Par son récent arrêt n° 91/2016 du 9 juin 2016, la Cour Constitutionnelle renforce les garanties dont bénéficient les créanciers en cas de réorganisation du capital de sociétés débitrices.
Le contentieux à l’origine de l’affaire concernait un litige entre la Commune de Wommelgem et une société anonyme ayant obtenu une concession de travaux publics.

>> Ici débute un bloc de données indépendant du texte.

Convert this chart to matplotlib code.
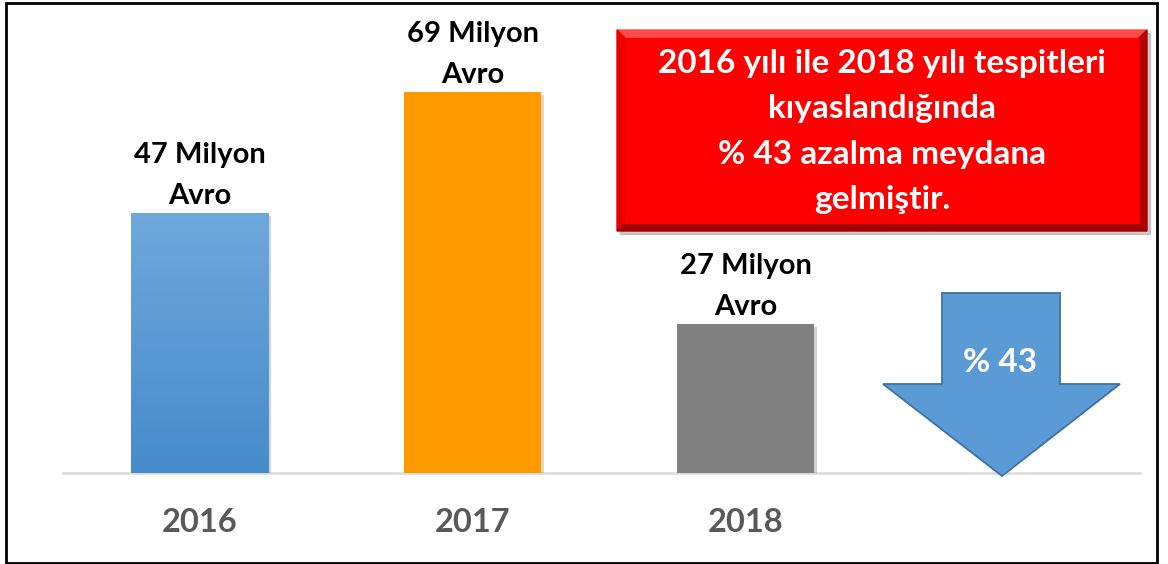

Au terme des relations contractuelles, la Commune de Wommelgem détenait une créance à l’encontre de ladite société anonyme.
Néanmoins, après la naissance de cette créance, la société anonyme débitrice avait procédé à une réduction de capital et à une modification de sa forme juridique, passant de société anonyme (SA) à société privée à responsabilité limitée (SPRL).
En vue de préserver sa créance, conformément aux articles 613, 686 et 767 du Code des sociétés, la Commune demandait une nouvelle garantie par la constitution d’une sûreté.
Or, suite notamment à leur modification par la loi du 22 novembre 2013 modifiant le Code des sociétés, concernant les garanties des créanciers en cas de réorganisation du capital, ces dispositions prévoyaient que seuls les créanciers d’une SA (et non d’une SPRL) dont la créance faisait l’objet d’une réclamation en justice ou par voie arbitrale avaient la possibilité d’exiger une sûreté en cas de réduction effective de capital.
En d’autres termes, seuls les créanciers d’une SA qui décidait de réduire son capital (sans modifier sa forme) pouvaient recourir à cette garantie tandis que les créanciers d’une société ayant une autre forme juridique (et qui décidait de réduire son capital) étaient privés de cette possibilité.
Dans son arrêt n° 91/2016 du 9 juin 2016, la Cour Constitutionnelle estime que cette différence de traitement n’est pas raisonnablement justifiée.
En effet, selon la Cour, « eu égard à l’objectif de protection des créanciers poursuivi par le législateur, cette différence de traitement ne repose pas sur un critère distinctif pertinent et produit des effets disproportionnés pour les créanciers des sociétés privées à responsabilité limitée » (B.1O.4).
Ce faisant, la Cour Constitutionnelle renforce les garanties des créanciers confrontés à la réorganisation du capital de la société co-contractante et leur permet d’exiger une sûreté en cas de réduction du capital, quelle que soit la forme de ladite société débitrice.
La Cour déjoue au passage les stratégies de certains co-contractants des pouvoirs publics qui auraient pu tenter de recourir à une réduction de capital, éventuellement accompagnée d’un changement de forme sociale, pour échapper à leurs obligations.